China COSCO Suspended nuclear powered shipping study

China COSCO Holdings Co Ltd, the country’s biggest shipping conglomerate by market value, said it has suspended its research into nuclear power as an alternative energy to replace fuel oil in vessels after Japan’s nuclear incident.

The study on nuclear, wind and solar power, undertaken to find ways to cut carbon emissions, has been under way for almost three years and had made significant progress, said Wei Jiafu, president of China Ocean Shipping (Group) Co (COSCO), the parent of China COSCO.

The amount of container ships will be overbuilt for a few years. The shipping line halted the research into nuclear power because of safety concerns after the nuclear leak in Japan, though the company will continue with the studies on wind and solar power. China COSCO has reduced vessel speeds to cut emissions of pollutants and to save costs.
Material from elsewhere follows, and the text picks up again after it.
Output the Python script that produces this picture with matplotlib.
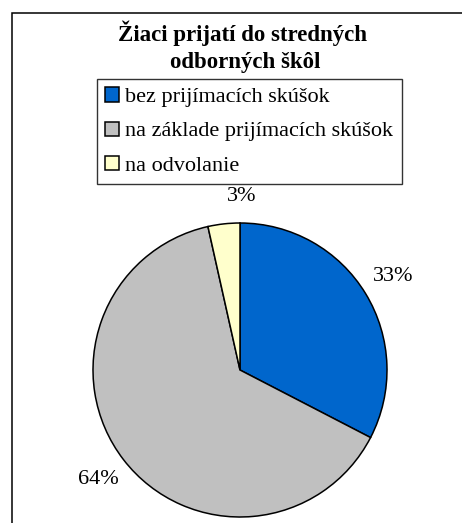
import matplotlib
matplotlib.use('Agg')
import matplotlib.pyplot as plt
from matplotlib.patches import Rectangle

# data
categories = ['bez prijímacích skúšok', 'na základe prijímacích skúšok', 'na odvolanie']
shares = [32.6, 63.9, 3.5]
pct_labels = ['33%', '64%', '3%']
colors = ['#0066CC', '#C0C0C0', '#FFFFCC']

W, H = 462, 523
DPI = 100
fig = plt.figure(figsize=(W / DPI, H / DPI), dpi=DPI)
fig.patch.set_facecolor('white')
plt.rcParams['font.family'] = ['Liberation Serif', 'DejaVu Serif']

# outer frame (clipped by the image edge on right and bottom)
fig.patches.append(Rectangle((11.5 / W, -0.05), 1.2, 1 - 12.5 / H + 0.05,
                             transform=fig.transFigure, fill=False,
                             edgecolor='black', linewidth=1.1))

# title
fig.text(243 / W, 1 - 33 / H, 'Žiaci prijatí do stredných', ha='center', va='center',
         fontsize=16.5, fontweight='bold')
fig.text(245 / W, 1 - 62 / H, 'odborných škôl', ha='center', va='center',
         fontsize=16.5, fontweight='bold')

# pie
cx, cy, r = 240, 370, 147
ax = fig.add_axes([(cx - r) / W, (H - cy - r) / H, 2 * r / W, 2 * r / H])
wedges, texts = ax.pie(shares, labels=pct_labels, colors=colors, startangle=90,
                       counterclock=False, labeldistance=1.22,
                       wedgeprops=dict(edgecolor='black', linewidth=1.1),
                       textprops=dict(fontsize=16))
for t in texts:
    t.set_ha('center')
    t.set_va('center')
# small slice label sits straight above the centre
texts[2].set_position((0.01, 1.18))
ax.set_xlim(-1, 1)
ax.set_ylim(-1, 1)

# legend
leg = fig.legend(wedges, categories, loc='upper left',
                 bbox_to_anchor=(97 / W, 1 - 79 / H), fontsize=16,
                 frameon=True, fancybox=False, handlelength=0.6, handleheight=0.6,
                 handletextpad=0.3, borderpad=0.38, labelspacing=0.64,
                 borderaxespad=0)
leg.get_frame().set_edgecolor('black')
leg.get_frame().set_linewidth(1.0)

fig.savefig('out.png', dpi=DPI, facecolor='white')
Global dry-bulk shipping capacity is expected to grow by almost 13 percent, outpacing the global market demand increase of 6 percent, said Xu Zunwu, managing director of COSCO Bulk Carrier Co.

China COSCO had 450 dry-bulk ships by the end of 2010, and an additional 18 vessels on order will be delivered by 2014, at a total cost of 4.6 billion yuan ($701 million).

“We’ll curb capacity in the future and avoid adding more capacity through building heavy-cargo vessels,” Wei said.

Nuclear powered container ships would make economic sense. Although they may not be economic if you are slowing ships down and are overbuilt. Nuclear powered ships would be faster than regular ships.

Hyperion Power Generations small reactors are still under development. If those small modular reactors are produced, they would be ideally suited for conversion of container ships to nuclear power. COSCO could come back to nuclear powered shipping around 2020.